Kieslowski uses accelerated motion in this sequence to propel us forward along a short, but
somewhat delirious journey-only to make its failed connection more frustrating. The camera
follows this electronic path through ducts and oceans, rapidly moving toward something and
then in the next frame, just as quickly moving away from it. The image cuts from the ocean to a
red blinking light on a black background. The red light is blurry and becomes progressively larger,
filling almost the entire right side of the frame. This enlargement heightens the implications of danger
and warning of the red light and its representation of stilted communication. Kieslowski does not rely
on filters for his representation of red, he instead relies on the materiality of red objects- it is the
tangibility of red that makes it all the more insinuating. This flashing red light is a warning that
pervades the entirety of the film, to slow down, to stop these detached modes of address in order
to realize our interconnectedness.
As in Blue, the first film of Kieslowski's trilogy, Red's plot is also instigated by
an automobile accident. Valentine, the young model/student, returns from a photo shoot at
night and while driving, tries to fix her radio's mixed signals. While Valentine is struggling with
the radio (or technology), she is not looking at the road and proceeds to hit a dog with her car.

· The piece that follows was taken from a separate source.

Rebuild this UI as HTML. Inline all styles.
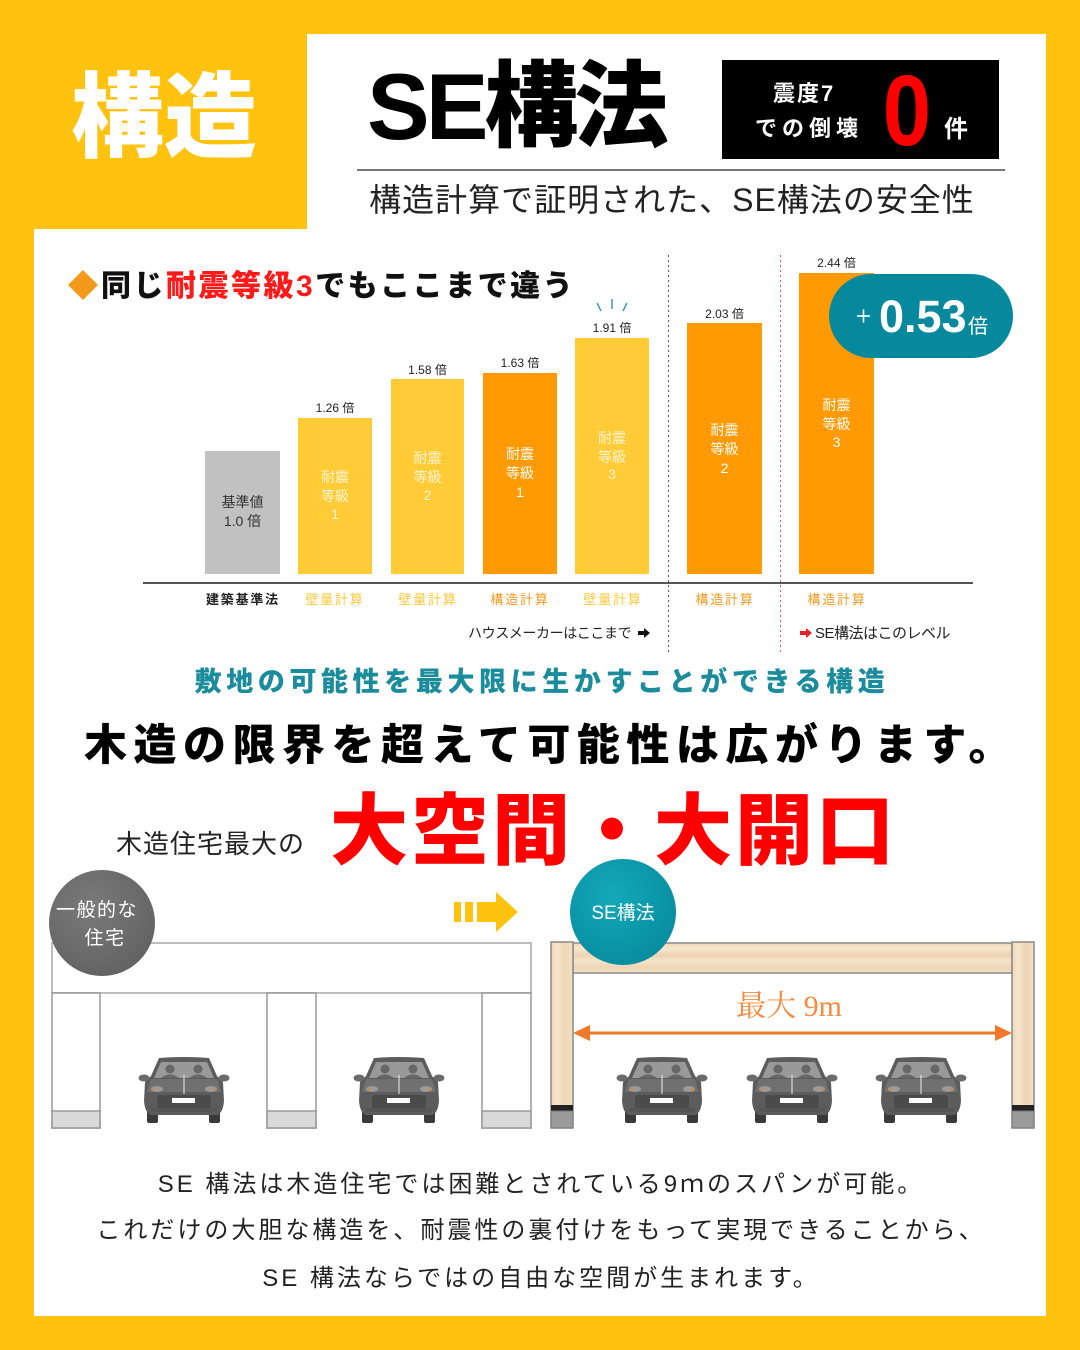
<!DOCTYPE html>
<html><head><meta charset="utf-8"><style>
html,body{margin:0;padding:0;background:#FFC20E;}
svg{display:block;}
.jp{font-family:"Liberation Sans","Noto Sans CJK JP",sans-serif;}
</style></head><body>
<svg width="1080" height="1350" viewBox="0 0 1080 1350" xmlns="http://www.w3.org/2000/svg" class="jp">
<defs>
<g id="car">
 <rect x="8" y="52" width="11" height="14" rx="2" fill="#3a3a3a"/>
 <rect x="70" y="52" width="11" height="14" rx="2" fill="#3a3a3a"/>
 <path d="M20 1 Q45 -1 70 1 L78 19 L84 25 L85 44 Q84 56 78 58 L12 58 Q6 56 5 44 L6 25 L12 19 Z" fill="#5c5c5c"/>
 <path d="M22 5 L68 5 L75 21 L15 21 Z" fill="#999"/>
 <circle cx="31" cy="12" r="4.5" fill="#676767"/>
 <circle cx="59" cy="12" r="4.5" fill="#676767"/>
 <path d="M22 21 Q31 14 40 21Z" fill="#676767"/>
 <path d="M50 21 Q59 14 68 21Z" fill="#676767"/>
 <ellipse cx="5" cy="21" rx="5.5" ry="3.5" fill="#6a6a6a"/>
 <ellipse cx="85" cy="21" rx="5.5" ry="3.5" fill="#6a6a6a"/>
 <path d="M12 22 L78 22 L82 35 L8 35 Z" fill="#707070"/>
 <line x1="45" y1="18" x2="45" y2="37" stroke="#eee" stroke-width="1"/>
 <ellipse cx="18" cy="32" rx="6" ry="3" fill="#9a9a9a"/>
 <ellipse cx="72" cy="32" rx="6" ry="3" fill="#9a9a9a"/>
 <circle cx="15" cy="32" r="1.4" fill="#d88a3a"/>
 <circle cx="75" cy="32" r="1.4" fill="#d88a3a"/>
 <rect x="18" y="38" width="54" height="14" rx="3" fill="#4b4b4b"/>
 <rect x="33" y="41" width="23" height="5" fill="#fff"/>
 <rect x="12" y="51" width="66" height="4" fill="#555"/>
</g>
<radialGradient id="teal" cx="0.4" cy="0.35" r="0.7">
 <stop offset="0" stop-color="#13a9ba"/><stop offset="1" stop-color="#078c9e"/>
</radialGradient>
<radialGradient id="gray" cx="0.4" cy="0.35" r="0.7">
 <stop offset="0" stop-color="#7a7a7a"/><stop offset="1" stop-color="#626262"/>
</radialGradient>
<linearGradient id="woodH" x1="0" y1="0" x2="0" y2="1">
 <stop offset="0" stop-color="#f0d9bb"/><stop offset="0.2" stop-color="#f6e6cd"/>
 <stop offset="0.4" stop-color="#edd3b2"/><stop offset="0.6" stop-color="#f5e4c8"/>
 <stop offset="0.8" stop-color="#eed6b6"/><stop offset="1" stop-color="#f3e0c4"/>
</linearGradient>
<linearGradient id="woodV" x1="0" y1="0" x2="1" y2="0">
 <stop offset="0" stop-color="#efd7b8"/><stop offset="0.3" stop-color="#f6e6cd"/>
 <stop offset="0.6" stop-color="#edd4b3"/><stop offset="1" stop-color="#f4e2c6"/>
</linearGradient>
</defs>

<!-- background -->
<rect x="0" y="0" width="1080" height="1350" fill="#FFC20E"/>
<rect x="307" y="34" width="739" height="196" fill="#fff"/>
<rect x="34" y="229" width="1012" height="1087" fill="#fff"/>

<!-- header -->
<text x="71" y="150" font-size="93" font-weight="900" fill="#fff">構造</text>
<text x="367" y="139" font-size="94" font-weight="900" fill="#000" letter-spacing="-4">SE構法</text>
<rect x="722" y="60" width="277" height="99" fill="#000"/>
<text x="773" y="101" font-size="22" font-weight="700" fill="#fff" letter-spacing="2">震度7</text>
<text x="755" y="136" font-size="22" font-weight="700" fill="#fff" letter-spacing="5">での倒壊</text>
<text transform="translate(907,145) scale(0.87,1)" x="0" y="0" text-anchor="middle" font-size="100" font-weight="700" fill="#FF0000">0</text>
<text x="944" y="137" font-size="24" font-weight="700" fill="#fff">件</text>
<rect x="357" y="169" width="648" height="2" fill="#777"/>
<text x="672" y="211" text-anchor="middle" font-size="32" fill="#222" letter-spacing="1">構造計算で証明された、SE構法の安全性</text>

<!-- chart heading -->
<polygon points="83,270 98,285 83,300 68,285" fill="#F39A1C"/>
<text x="101" y="296" font-size="30" font-weight="900" fill="#111" letter-spacing="2.5">同じ<tspan fill="#FF1A1A">耐震等級3</tspan>でもここまで違う</text>

<!-- dotted separators -->
<line x1="668.5" y1="255" x2="668.5" y2="655" stroke="#555" stroke-width="1" stroke-dasharray="2,3"/>
<line x1="780.5" y1="255" x2="780.5" y2="655" stroke="#e55" stroke-width="1" stroke-dasharray="2,3"/>

<!-- bars -->
<rect x="205" y="451" width="75" height="123" fill="#C1C1C1"/>
<rect x="298" y="418" width="74" height="156" fill="#FFCB37"/>
<rect x="391" y="379" width="73" height="195" fill="#FFCB37"/>
<rect x="483" y="373" width="74" height="201" fill="#FF9A02"/>
<rect x="575" y="338" width="74" height="236" fill="#FFCB37"/>
<rect x="687" y="323" width="75" height="251" fill="#FF9A02"/>
<rect x="799" y="273" width="75" height="301" fill="#FF9A02"/>

<!-- value labels -->
<g font-size="12" fill="#222" text-anchor="middle">
<text x="335" y="412">1.26 倍</text>
<text x="427.5" y="374">1.58 倍</text>
<text x="520" y="367">1.63 倍</text>
<text x="612" y="332">1.91 倍</text>
<text x="724.5" y="318">2.03 倍</text>
<text x="836.5" y="267">2.44 倍</text>
</g>
<g stroke="#3a9ab0" stroke-width="1.5">
<line x1="597" y1="303" x2="601" y2="311"/>
<line x1="612" y1="299" x2="612" y2="309"/>
<line x1="627" y1="303" x2="623" y2="311"/>
</g>

<!-- bar inner labels -->
<g font-size="14" text-anchor="middle">
<text x="242.5" y="507" fill="#333">基準値</text>
<text x="242.5" y="526" fill="#333">1.0 倍</text>
<g fill="#FFF4D6">
<text x="335" y="482">耐震</text><text x="335" y="501">等級</text><text x="335" y="519">1</text>
<text x="427.5" y="463">耐震</text><text x="427.5" y="482">等級</text><text x="427.5" y="500">2</text>
<text x="612" y="443">耐震</text><text x="612" y="462">等級</text><text x="612" y="479">3</text>
</g>
<g fill="#fff">
<text x="520" y="459">耐震</text><text x="520" y="478">等級</text><text x="520" y="497">1</text>
<text x="724.5" y="435">耐震</text><text x="724.5" y="454">等級</text><text x="724.5" y="473">2</text>
<text x="836.5" y="410">耐震</text><text x="836.5" y="429">等級</text><text x="836.5" y="447">3</text>
</g>
</g>

<!-- axis -->
<rect x="143" y="582" width="830" height="2" fill="#555"/>
<g font-size="13" text-anchor="middle" letter-spacing="1.8">
<text x="243" y="604" fill="#222" font-weight="700">建築基準法</text>
<text x="335" y="604" fill="#FFC83A">壁量計算</text>
<text x="428" y="604" fill="#FFC83A">壁量計算</text>
<text x="520" y="604" fill="#F59A1E">構造計算</text>
<text x="613" y="604" fill="#FFC83A">壁量計算</text>
<text x="725" y="604" fill="#F59A1E">構造計算</text>
<text x="837" y="604" fill="#F59A1E">構造計算</text>
</g>
<text x="468" y="638" font-size="14" fill="#222" letter-spacing="-0.4">ハウスメーカーはここまで</text>
<polygon points="638,631 644,631 644,628 650,633 644,638 644,635 638,635" fill="#111"/>
<polygon points="800,631 806,631 806,628 812,633 806,638 806,635 800,635" fill="#E8202A"/>
<text x="815" y="638" font-size="15" fill="#222" letter-spacing="-0.5">SE構法はこのレベル</text>

<!-- pill -->
<rect x="829" y="274" width="184" height="84" rx="42" fill="#07899D"/>
<g stroke="#fff" stroke-width="1.6">
<line x1="857" y1="316" x2="870" y2="316"/>
<line x1="863.5" y1="309.5" x2="863.5" y2="322.5"/>
</g>
<text x="879" y="332" font-size="45" font-weight="700" fill="#fff">0.53</text>
<text x="968" y="333" font-size="20" fill="#fff">倍</text>

<!-- middle texts -->
<text x="542" y="691" text-anchor="middle" font-size="27" font-weight="900" fill="#1A8C9C" letter-spacing="4.6">敷地の可能性を最大限に生かすことができる構造</text>
<text x="551" y="760" text-anchor="middle" font-size="43" font-weight="900" fill="#000" letter-spacing="6.5">木造の限界を超えて可能性は広がります。</text>
<text x="116" y="853" font-size="26" fill="#222" letter-spacing="1">木造住宅最大の</text>
<text x="330" y="858" font-size="78" font-weight="900" fill="#FF0000" letter-spacing="3">大空間・大開口</text>

<!-- left diagram -->
<rect x="52" y="943" width="479" height="50" fill="#fff" stroke="#bdbdbd" stroke-width="2"/>
<g stroke="#999" stroke-width="1.5">
<rect x="52" y="993" width="48" height="135" fill="#fff"/>
<rect x="267" y="993" width="49" height="135" fill="#fff"/>
<rect x="482" y="993" width="49" height="135" fill="#fff"/>
<rect x="52" y="1111" width="48" height="17" fill="#d9d9d9"/>
<rect x="267" y="1111" width="49" height="17" fill="#d9d9d9"/>
<rect x="482" y="1111" width="49" height="17" fill="#d9d9d9"/>
</g>
<circle cx="102" cy="923" r="53" fill="url(#gray)"/>
<text x="97" y="916" text-anchor="middle" font-size="19" fill="#fff" letter-spacing="1.5">一般的な</text>
<text x="105" y="944" text-anchor="middle" font-size="19" fill="#fff" letter-spacing="1.5">住宅</text>
<use href="#car" x="139" y="1057"/>
<use href="#car" x="354" y="1057"/>

<!-- yellow arrow -->
<rect x="454" y="902" width="7" height="20" fill="#FFC20E"/>
<rect x="465" y="902" width="8" height="20" fill="#FFC20E"/>
<rect x="477" y="902" width="21" height="20" fill="#FFC20E"/>
<polygon points="496,892 518,912 496,932" fill="#FFC20E"/>

<!-- right diagram -->
<rect x="573" y="943" width="439" height="30" fill="url(#woodH)" stroke="#8a8a8a" stroke-width="1.5"/>
<rect x="551" y="942" width="22" height="186" fill="url(#woodV)" stroke="#8a8a8a" stroke-width="1.5"/>
<rect x="1012" y="942" width="22" height="186" fill="url(#woodV)" stroke="#8a8a8a" stroke-width="1.5"/>
<rect x="551" y="1105" width="22" height="6" fill="#222"/>
<rect x="1012" y="1105" width="22" height="6" fill="#222"/>
<rect x="551" y="1111" width="22" height="17" fill="#9a9a9a" stroke="#777" stroke-width="1"/>
<rect x="1012" y="1111" width="22" height="17" fill="#9a9a9a" stroke="#777" stroke-width="1"/>
<circle cx="623" cy="912" r="53" fill="url(#teal)"/>
<text x="623" y="919" text-anchor="middle" font-size="19" fill="#fff">SE構法</text>
<text x="789" y="1016" text-anchor="middle" font-size="30" fill="#F58A3C" font-family="Liberation Serif, Noto Serif CJK SC, serif">最大 9m</text>
<line x1="585" y1="1033" x2="1000" y2="1033" stroke="#F07828" stroke-width="3"/>
<polygon points="573,1033 590,1025 590,1041" fill="#F07828"/>
<polygon points="1012,1033 995,1025 995,1041" fill="#F07828"/>
<use href="#car" x="617" y="1057"/>
<use href="#car" x="747" y="1057"/>
<use href="#car" x="876" y="1057"/>

<!-- bottom text -->
<g font-size="24" fill="#222" text-anchor="middle" letter-spacing="3">
<text x="541" y="1192">SE 構法は木造住宅では困難とされている9ｍのスパンが可能。</text>
<text x="541" y="1238">これだけの大胆な構造を、耐震性の裏付けをもって実現できることから、</text>
<text x="541" y="1286">SE 構法ならではの自由な空間が生まれます。</text>
</g>
</svg>
</body></html>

By hitting the dog, Valentine is forced to stop and exit the safe haven of her car into a beginning
awareness that what she does affects the lives of people she does not yet know. In her article,
"The Ontology of Everyday Distraction", Margaret Morse sees the automobile as "an iron bubble,
a miniature idyll with its own controlled climate and selected sound"; indeed, for Morse, the
automobile functions as a mode of isolation from the external world:
In this intensely private space, lifted out of the social world,
the driver is subject, more real and present to him- or herself
than the miniatures or patterns of light beyond the glass (3, 106).
Valentine is therefore persuaded to remove this glass partition that keeps her isolated and
feel the blood on her hands of the animal that she has collided with. Kieslowski, in a medium
long shot, allows the camera a pertinent stillness that emphasizes this pause and the importance
of this dog in Valentine's future. It is important to note that Valentine and the dog share the same
frame in a close-up shot where she discovers the name of the dog, Rita. The dog, like the other
characters in the film, will not be able to maintain anonymity for long in the wake of Kieslowski's
forced pauses.
As Valentine first enters the judge's house, she already shows an ability to enter into the
private space of another person without appearing intrusive. Kieslowski uses a panning
point-of-view shot as Valentine travels through and among the house's many portals and
partitions. The house is almost labyrinthian in its structure, where the judge with his omniscient
knowledge, seems perfectly in place. It is important to recognize the many windows in the
judge's house, that somehow harken back to the windows of Valentine's car. Kieslowski seems
to use glass or windows and walls as parallels to technology's isolating potential. The judge,
like the other characters in this film, is subject to the blocked communication and alienation of
technology in his perverse eavesdropping practices. Geneva, "a city of coolness and suspicion,
of lonely, individual houses"(4, 7), seems to epitomize this loneliness when entering into the
judge's life. By eavesdropping on other people's phone conversations he is not actively engaging
with another human being, but somehow in the judge's life of permanent pause there is a
recognition of human beings' shared fate. However, it is Valentine's presence that forces the
judge to call attention to the potential of technology to betray your fellow human beings, and
further remove you from them. Valentine's reaction of disgust leads the judge to confess his
crime and bring about a gathering and a commonality among the people in his neighborhood.
As one by one, the neighbors enter the courtroom, each of them return the judge's gaze and
acknowledge his existence (even if in disgust).
After the opening sequence of following the telephone's electronic path, Kieslowski cuts
from Valentine's 'missing' lover hanging up the phone to August's apartment. The unfolding of
the film's diegesis reveals August to be a younger version of the judge, whose fife parallels the
judge's own until the final scenes of Red. In the first glimpse of August in his apartment,
Kieslowski positions him in front of a painting of a dancer with her head thrown back and her
limbs stretched. The painting has a remarkable stillness to it, and indeed acts to foretell
Valentine's presence in his life. A few scenes later Valentine is concluding her ballet class in
precisely the same position as the dancer in August's painting. This symbolic link between
Valentine and the dancer in the painting is extended through Valentine's career as a model.
Valentine is photographed for a living, and is consequently a representation of motion being
stopped, or paused. The most obvious example of this is the striking bubble gum ad that
presides over the city of Geneva, which asks the passerby (in their cars) to pause. Both
August and the judge are given pause by this photograph of Valentine that finally functions as
Kieslowski's most lucid sign to stop this desensitizing motion and become aware of other human beings.